═════ DATA SEGMENT ═════

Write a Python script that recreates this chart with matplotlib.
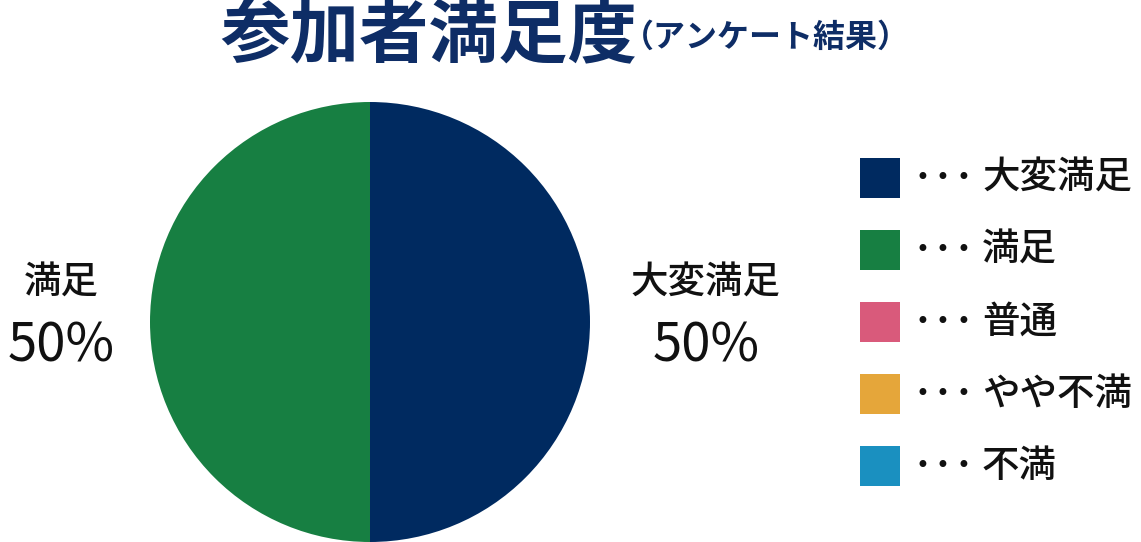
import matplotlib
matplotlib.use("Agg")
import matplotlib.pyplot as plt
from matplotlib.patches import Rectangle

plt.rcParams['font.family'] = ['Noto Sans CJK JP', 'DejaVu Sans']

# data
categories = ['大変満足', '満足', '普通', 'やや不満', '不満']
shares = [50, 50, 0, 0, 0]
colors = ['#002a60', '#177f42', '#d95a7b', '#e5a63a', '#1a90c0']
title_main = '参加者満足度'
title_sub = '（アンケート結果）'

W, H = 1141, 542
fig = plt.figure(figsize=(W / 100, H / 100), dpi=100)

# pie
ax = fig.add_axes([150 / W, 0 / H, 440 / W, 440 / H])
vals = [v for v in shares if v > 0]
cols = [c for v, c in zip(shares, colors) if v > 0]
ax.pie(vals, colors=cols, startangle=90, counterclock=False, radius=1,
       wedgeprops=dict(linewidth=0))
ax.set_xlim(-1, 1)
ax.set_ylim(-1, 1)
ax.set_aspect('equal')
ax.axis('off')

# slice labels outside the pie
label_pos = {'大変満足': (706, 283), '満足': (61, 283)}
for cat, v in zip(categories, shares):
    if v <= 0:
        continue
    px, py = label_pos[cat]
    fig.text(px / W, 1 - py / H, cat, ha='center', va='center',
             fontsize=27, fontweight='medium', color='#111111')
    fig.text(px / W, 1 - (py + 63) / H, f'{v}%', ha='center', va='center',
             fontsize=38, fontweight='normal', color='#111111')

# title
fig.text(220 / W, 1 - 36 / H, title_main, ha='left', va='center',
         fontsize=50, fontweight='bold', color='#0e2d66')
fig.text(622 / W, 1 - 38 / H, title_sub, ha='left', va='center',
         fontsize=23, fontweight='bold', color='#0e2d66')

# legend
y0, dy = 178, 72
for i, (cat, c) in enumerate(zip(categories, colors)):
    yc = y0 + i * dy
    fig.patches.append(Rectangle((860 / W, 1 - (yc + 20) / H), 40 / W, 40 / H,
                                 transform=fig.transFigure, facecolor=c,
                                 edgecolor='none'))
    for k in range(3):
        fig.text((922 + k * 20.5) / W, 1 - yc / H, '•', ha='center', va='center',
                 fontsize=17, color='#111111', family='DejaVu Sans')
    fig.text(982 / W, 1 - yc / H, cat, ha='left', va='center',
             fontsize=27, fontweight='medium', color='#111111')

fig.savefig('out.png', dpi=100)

═════

● PROBLEM REQUIREMENTS
Write out an exact copy of the listing, first line through the line containing "fontsize=23, fontweight='bold', color='#0e2d66')", with the pictures left out.

● EXERCISE RESPONSE
Write a Python script that recreates this chart with matplotlib.
import matplotlib
matplotlib.use("Agg")
import matplotlib.pyplot as plt
from matplotlib.patches import Rectangle

plt.rcParams['font.family'] = ['Noto Sans CJK JP', 'DejaVu Sans']

# data
categories = ['大変満足', '満足', '普通', 'やや不満', '不満']
shares = [50, 50, 0, 0, 0]
colors = ['#002a60', '#177f42', '#d95a7b', '#e5a63a', '#1a90c0']
title_main = '参加者満足度'
title_sub = '（アンケート結果）'

W, H = 1141, 542
fig = plt.figure(figsize=(W / 100, H / 100), dpi=100)

# pie
ax = fig.add_axes([150 / W, 0 / H, 440 / W, 440 / H])
vals = [v for v in shares if v > 0]
cols = [c for v, c in zip(shares, colors) if v > 0]
ax.pie(vals, colors=cols, startangle=90, counterclock=False, radius=1,
       wedgeprops=dict(linewidth=0))
ax.set_xlim(-1, 1)
ax.set_ylim(-1, 1)
ax.set_aspect('equal')
ax.axis('off')

# slice labels outside the pie
label_pos = {'大変満足': (706, 283), '満足': (61, 283)}
for cat, v in zip(categories, shares):
    if v <= 0:
        continue
    px, py = label_pos[cat]
    fig.text(px / W, 1 - py / H, cat, ha='center', va='center',
             fontsize=27, fontweight='medium', color='#111111')
    fig.text(px / W, 1 - (py + 63) / H, f'{v}%', ha='center', va='center',
             fontsize=38, fontweight='normal', color='#111111')

# title
fig.text(220 / W, 1 - 36 / H, title_main, ha='left', va='center',
         fontsize=50, fontweight='bold', color='#0e2d66')
fig.text(622 / W, 1 - 38 / H, title_sub, ha='left', va='center',
         fontsize=23, fontweight='bold', color='#0e2d66')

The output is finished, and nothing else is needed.